Net income at Switzerland’s Raiffeisen bank dropped 6.6 percent last year, due to investments in its infrastructure and a write-down on the stake in Leonteq.

Net income at Raiffeisen Group declined to 754.1 million Swiss francs in 2016 from 807.7 million a year earlier, the company said in a statement today.

The main reason for the drop in profit was a write-down of 69 million francs on a stake in Leonteq, a derivatives specialist. Raiffeisen owns 30 percent of the company and was forced to adjust the value of the company on its books after the share of Leonteq lost about three quarters of its value.

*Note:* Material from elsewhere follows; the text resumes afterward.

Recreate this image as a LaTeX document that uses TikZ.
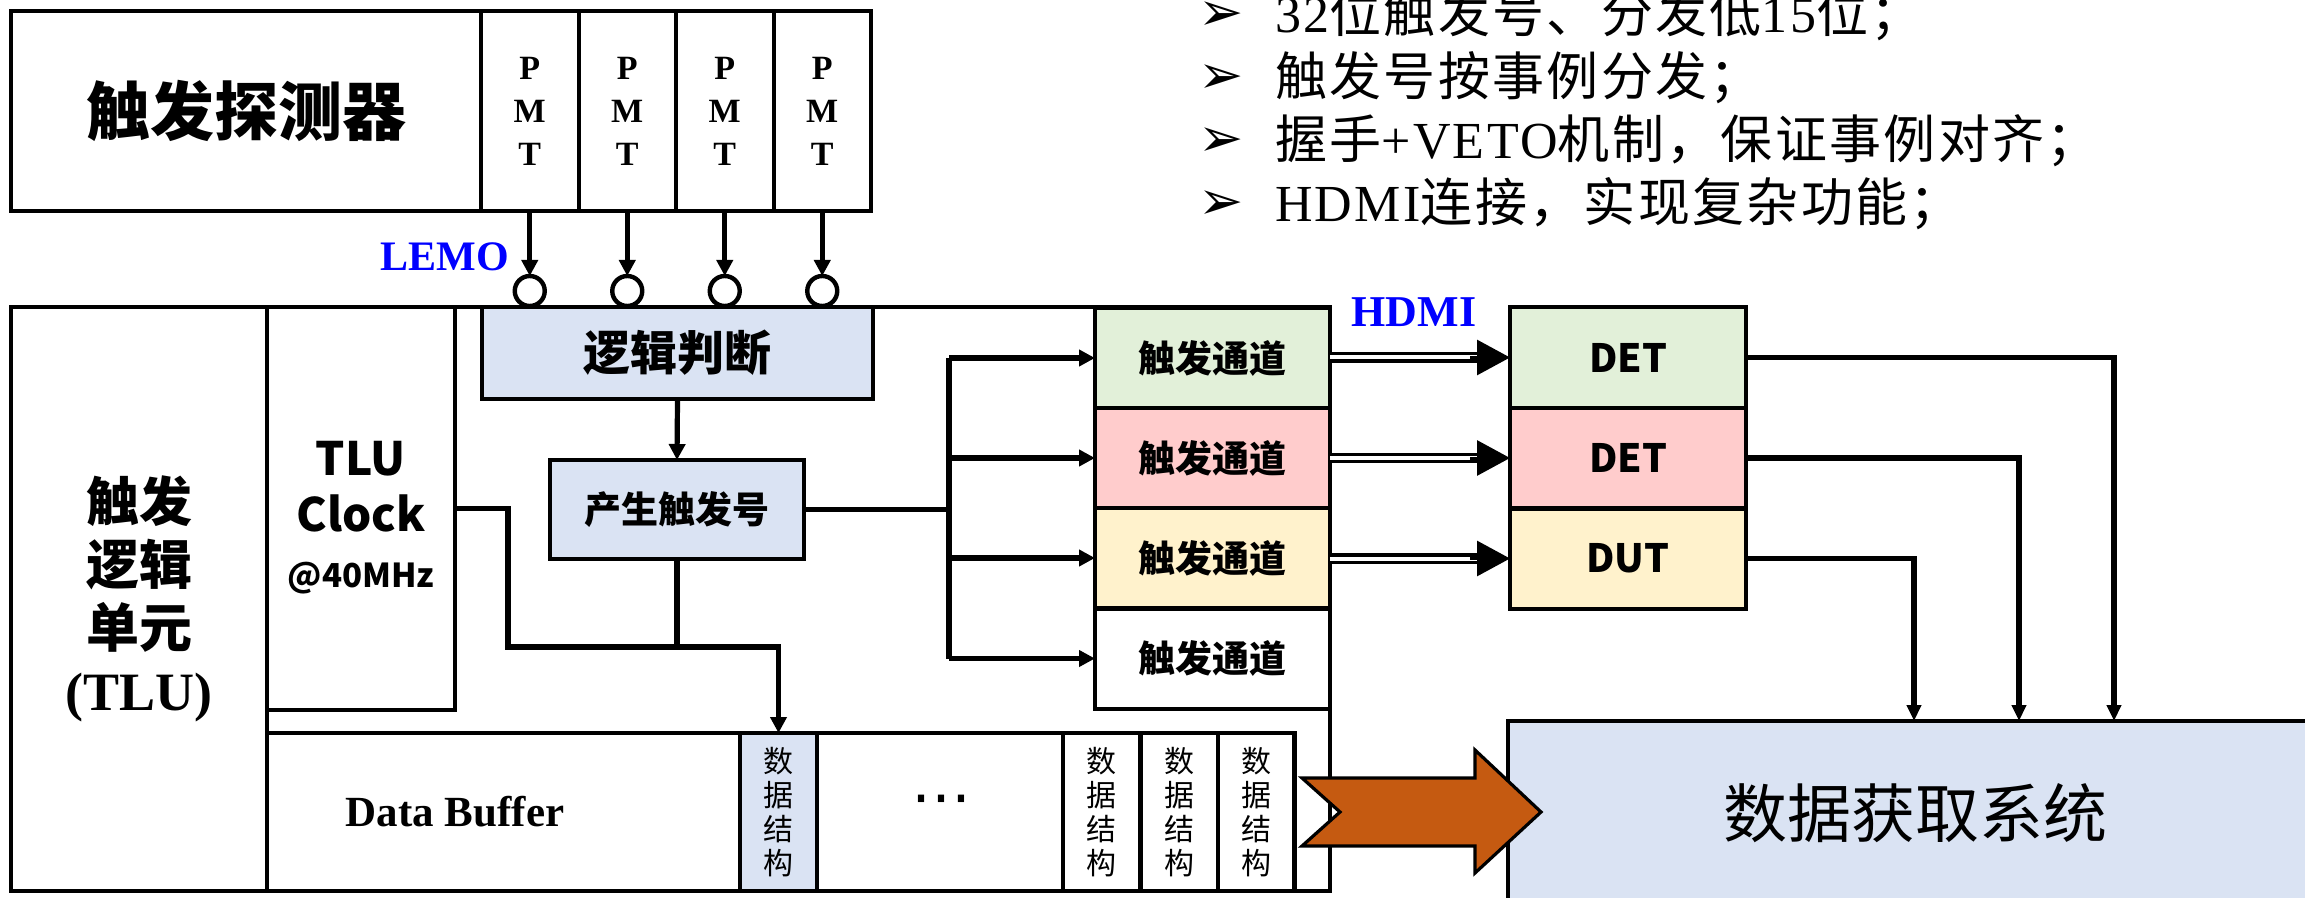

By contrast, Raiffeisen posted a one-off gain of 64 million francs from the sale of the asset management unit Vescore to Bank Vontobel.

Healthy Mortgage Business

Notenstein La Roche, the private-banking unit, contributed 17.6 million francs to the group’s profit, less than Raiffeisen had expected. The private bank is currently being trimmed and its offerings are reevaluated.

The main source of income at Switzerland’s fourth-largest bank is the business with mortgages. It expanded at a faster pace than the market average last year, with loans increasing 4.3 percent to 165.4 billion francs. Raiffeisen has a market share of 17.2 percent.

Introduction of Core Banking System

The bank doesn’t expect the growth to affect the risks of default. «We are not active in speculative markets and are among the safest banks in Switzerland,» said Raiffeisen CEO Patrik Gisel.

The bank this year will focus on the introduction of the new core banking system. Raiffeisen expects to have a slightly higher operative profit in 2017.